The carefully raised mustache, the casually held cigarette, the posture both restrained and assured compose an almost literary figure, evoking Marcel Proust's world: that of salons, select conversations and skilfully mastered appearances. One is reminded of the characters in À la recherche du temps perdu, the elegant men of the world who frequent Parisian salons.
Jean-Jacques Weerts, a renowned academic painter, famous for his great historical scenes and official portraits, shows here a facet of his talent as a portraitist.
Some of Weerts' works
- 1880: L'Assassinat de Marat, La Piscine, Roubaix.
- 1883: La Mort de Bara, oil on canvas, 350 x 250 cm, Musée d'Orsay, Paris
- 1893: Portrait d'Hippolyte Destailleur, oil on canvas, 31.5 × 23.cm cm, Musée Carnavalet, Paris
- 1903: Portrait de Gaston Joliet, 46 × 33.5 cm, Musée des Beaux-Arts de Dijon, Dijon
- 1903: Portrait de Joseph Chaumié, Musée des Beaux-Arts d'Agen.
- 1904: La Fête du Lendit, set of two marouflaged canvases (3.10 x 8.60 m): La foire aux parchemins and Cortège joyeux des étudiants se rendant à la fête. Installed under the arcades of the Sorbonne's cour d'honneur (Paris), they face the chapel, where another Weerts work is kept: Pour l'humanité, pour la patrie, pour la France, soldat de Dieu[.
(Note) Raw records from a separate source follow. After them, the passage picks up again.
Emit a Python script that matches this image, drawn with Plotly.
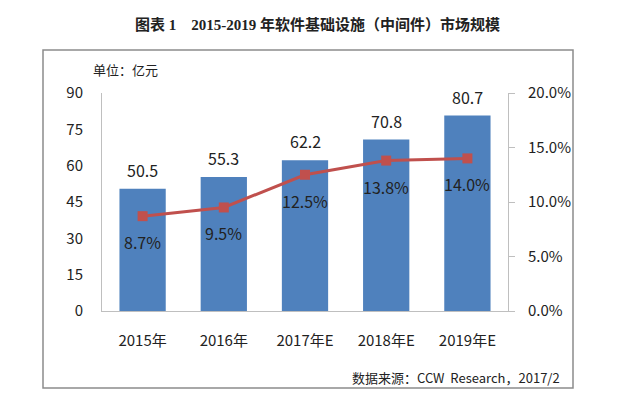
import plotly.graph_objects as go

categories = ["2015年", "2016年", "2017年E", "2018年E", "2019年E"]
market_size = [50.5, 55.3, 62.2, 70.8, 80.7]
growth_rate = [0.087, 0.095, 0.125, 0.138, 0.140]
left_ticks = [0, 15, 30, 45, 60, 75, 90]
right_ticks = [0, 0.05, 0.10, 0.15, 0.20]

FONT = "Noto Sans CJK SC, Open Sans, sans-serif"
TXT = "#222222"

L, R, T, B = 94.0, 500.0, 85.0, 303.0
W, H = 619, 401
pw, ph = R - L, B - T

fig = go.Figure()
fig.add_trace(go.Bar(
    x=categories, y=market_size, marker=dict(color="#4F81BD", line=dict(width=0)),
    width=0.57, showlegend=False, hoverinfo="skip"))
fig.add_trace(go.Scatter(
    x=categories, y=growth_rate, yaxis="y2", mode="lines+markers",
    line=dict(color="#C0504D", width=3),
    marker=dict(symbol="square", size=10, color="#C0504D"),
    showlegend=False, hoverinfo="skip"))

anns = []
for c, v in zip(categories, market_size):
    anns.append(dict(x=c, y=v, xref="x", yref="y", text=f"{v:.1f}", showarrow=False,
                     yshift=19, font=dict(size=16, color=TXT, family=FONT)))
for c, g in zip(categories, growth_rate):
    anns.append(dict(x=c, y=g, xref="x", yref="y2", text=f"{g*100:.1f}%", showarrow=False,
                     yshift=-26, font=dict(size=16, color=TXT, family=FONT)))

def px(x):
    return (x - L) / pw
def py(y):
    return (B - y) / ph

anns.append(dict(x=px(83), y=py(61), xref="paper", yref="paper", xanchor="left", yanchor="middle",
                 text="单位：亿元", showarrow=False, font=dict(size=13, color=TXT, family=FONT)))
anns.append(dict(x=px(554), y=py(369), xref="paper", yref="paper", xanchor="right", yanchor="middle",
                 text="数据来源：CCW  Research，2017/2", showarrow=False,
                 font=dict(size=13, color=TXT, family=FONT)))

fig.update_layout(
    width=W, height=H,
    margin=dict(l=L, r=W - R, t=T, b=H - B, pad=0),
    paper_bgcolor="white", plot_bgcolor="white",
    title=dict(text="<b>图表 1　2015-2019 年软件基础设施（中间件）市场规模</b>",
               x=0.5, xanchor="center", y=1 - 17 / H, yanchor="middle", yref="container",
               font=dict(size=15, color="#222222", family="Liberation Serif, Noto Sans CJK SC, serif")),
    xaxis=dict(showline=True, linecolor="#BFBFBF", linewidth=1, ticks="",
               tickfont=dict(size=15, color=TXT, family=FONT), ticklabelstandoff=16,
               showgrid=False, zeroline=False),
    yaxis=dict(range=[0, 90], tickvals=left_ticks, showline=True, linecolor="#BFBFBF", linewidth=1,
               ticks="", showgrid=False, zeroline=False, ticklabelstandoff=15,
               tickfont=dict(size=15, color=TXT, family=FONT)),
    yaxis2=dict(range=[0, 0.2], tickvals=right_ticks, tickformat=".1%", overlaying="y", side="right",
                showline=True, linecolor="#BFBFBF", linewidth=1, ticks="outside", ticklen=6,
                tickcolor="#BFBFBF", showgrid=False, zeroline=False, ticklabelstandoff=10,
                tickfont=dict(size=15, color=TXT, family=FONT)),
    annotations=anns,
    shapes=[dict(type="rect", xref="paper", yref="paper", x0=px(35), x1=px(565), y0=py(380), y1=py(42),
                 line=dict(color="#8C8C8C", width=1.5), layer="below")],
)

fig.write_html("out.html")
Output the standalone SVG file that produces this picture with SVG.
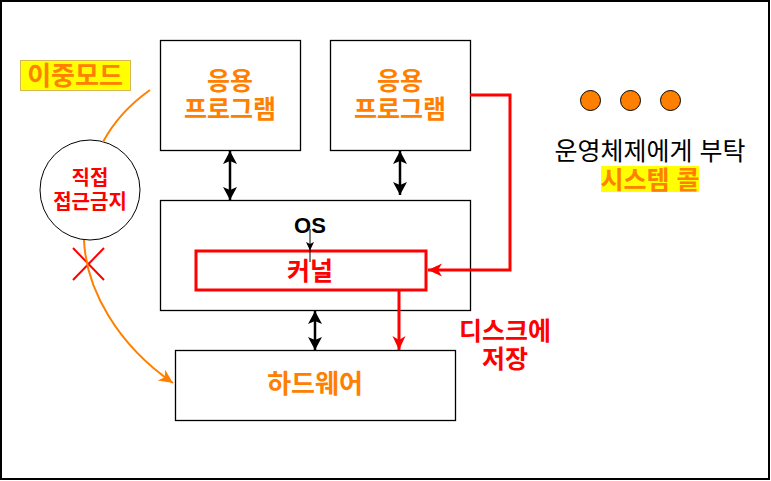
<svg xmlns="http://www.w3.org/2000/svg" width="771" height="481" viewBox="0 0 771 481">
<style>
.box{fill:#fff;stroke:#000;stroke-width:1.3}
.ko{font-family:"Liberation Sans","Noto Sans CJK KR",sans-serif;font-weight:bold;text-anchor:middle}
.or{fill:#FF8000}
.rd{fill:#FF0000}
.conn{fill:none;stroke:#000;stroke-width:2.5}
</style>
<defs>
<marker id="ab" markerUnits="userSpaceOnUse" viewBox="-14 -8 16 16" refX="0" refY="0" markerWidth="16" markerHeight="16" orient="auto-start-reverse">
<path d="M0,0 L-13,-7 L-10,0 L-13,7 Z" fill="#000"/>
</marker>
<marker id="ar" markerUnits="userSpaceOnUse" viewBox="-15 -8 17 16" refX="0" refY="0" markerWidth="17" markerHeight="16" orient="auto">
<path d="M0,0 L-14,-6.5 L-10,0 L-14,6.5 Z" fill="#FF0000"/>
</marker>
<marker id="ao" markerUnits="userSpaceOnUse" viewBox="-15 -8 17 16" refX="0" refY="0" markerWidth="17" markerHeight="16" orient="auto">
<path d="M0,0 L-14,-6.5 L-10,0 L-14,6.5 Z" fill="#FF8000"/>
</marker>
</defs>
<rect x="1" y="1" width="768" height="478" fill="#fff" stroke="#000" stroke-width="2"/>

<g id="app1">
<rect x="160.5" y="40.5" width="140" height="110" class="box"/>
<text font-size="25" class="ko or"><tspan x="230" y="90">응용</tspan><tspan x="230" y="118">프로그램</tspan></text>
</g>
<g id="app2">
<rect x="330.5" y="40.5" width="140" height="110" class="box"/>
<text font-size="25" class="ko or"><tspan x="400" y="90">응용</tspan><tspan x="400" y="118">프로그램</tspan></text>
</g>
<g id="os">
<rect x="160.5" y="200.5" width="310" height="110" class="box"/>
<text x="310" y="233" font-size="22" font-family="'Liberation Sans',Arial,sans-serif" font-weight="bold" text-anchor="middle" fill="#000">OS</text>
</g>
<g id="kernel">
<rect x="196" y="251" width="230" height="39" fill="#fff" stroke="#FF0000" stroke-width="3"/>
<text x="310" y="280" font-size="25" class="ko rd">커널</text>
<line x1="310" y1="229" x2="310" y2="262" stroke="#000" stroke-width="1"/>
<path d="M310,250.5 L306,242 L310,244 L314,242 Z" fill="#000"/>
</g>
<g id="hardware">
<rect x="175.5" y="350.5" width="280" height="70" class="box"/>
<text x="315" y="393" font-size="26" class="ko or">하드웨어</text>
</g>
<g id="dualmode">
<rect x="20.5" y="60.5" width="110" height="30" fill="#FFFF00" stroke="#D6B656" stroke-width="1"/>
<text x="75" y="85" font-size="26" class="ko or">이중모드</text>
</g>
<g id="noaccess">
<circle cx="90" cy="190" r="50" fill="#fff" stroke="#000" stroke-width="1"/>
<text font-size="20" class="ko rd"><tspan x="90" y="185">직접</tspan><tspan x="90" y="209">접근금지</tspan></text>
</g>
<g id="xmark">
<path d="M73,248 L104,280 M104,248 L73,280" stroke="#FF0000" stroke-width="2" fill="none"/>
</g>
<g id="disk">
<text font-size="25" class="ko rd"><tspan x="505" y="340">디스크에</tspan><tspan x="505" y="368">저장</tspan></text>
</g>
<g id="dots">
<circle cx="590.5" cy="100.5" r="10" fill="#FF8000" stroke="#000" stroke-width="1"/>
<circle cx="630.5" cy="100.5" r="10" fill="#FF8000" stroke="#000" stroke-width="1"/>
<circle cx="670.5" cy="100.5" r="10" fill="#FF8000" stroke="#000" stroke-width="1"/>
</g>
<g id="ask">
<text x="650" y="160" font-size="25" font-family="'Liberation Sans','Noto Sans CJK KR',sans-serif" text-anchor="middle" fill="#000">운영체제에게 부탁</text>
</g>
<g id="syscall">
<rect x="601" y="166" width="98" height="26" fill="#FFFF00"/>
<text x="650" y="189" font-size="25" class="ko or">시스템 콜</text>
</g>

<g id="connectors">
<path d="M150,90 Q119,112 103,142" fill="none" stroke="#FF8000" stroke-width="2"/>
<path d="M84,240 C86,290 118,345 173,383" fill="none" stroke="#FF8000" stroke-width="2" marker-end="url(#ao)"/>
<line x1="230" y1="151" x2="230" y2="200" class="conn" marker-start="url(#ab)" marker-end="url(#ab)"/>
<line x1="400" y1="151" x2="400" y2="195" class="conn" marker-start="url(#ab)" marker-end="url(#ab)"/>
<line x1="315" y1="311" x2="315" y2="350" class="conn" marker-start="url(#ab)" marker-end="url(#ab)"/>
<polyline points="470,95 510,95 510,270 428,270" fill="none" stroke="#FF0000" stroke-width="3" marker-end="url(#ar)"/>
<line x1="399" y1="291" x2="399" y2="350" stroke="#FF0000" stroke-width="3" marker-end="url(#ar)"/>
</g>
</svg>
- 1906: France!!! ou l'Alsace et la Lorraine désespérées, 1.7 × 2.3 m, Musée lorrain, Nancy
- 1911: Concours d'éloquence à Lugdunum, sous Caligula, fresco, 7 × 15 m, grand amphithéâtre de l'université Lumière-Lyon-II, Lyon
He produced nearly seven hundred works: portraits, history paintings (notably depicting the French Revolution and military history), as well as works of religious inspiration. His painting The Death of Bara, completed in 1883, earned him the Legion of Honour. Shortly after its completion, this large canvas was reproduced as a photogravure, and hundreds of thousands of copies were distributed to schools. This engraving was also reproduced in newspapers, and the image subsequently became deeply embedded in collective memory.
He also decorated a number of public buildings throughout France, such as the Sorbonne (1904), the reception hall of the Hôtel de Ville de Paris, the Hôtel de la Monnaie, and the Hôtel de Ville de Roubaix, where he painted the episode of the 1469 charter in the Pierre de Roubaix Hall (1913), as well as the Hôtel de Ville de Limoges and the grand amphitheatre of the University of Lyon.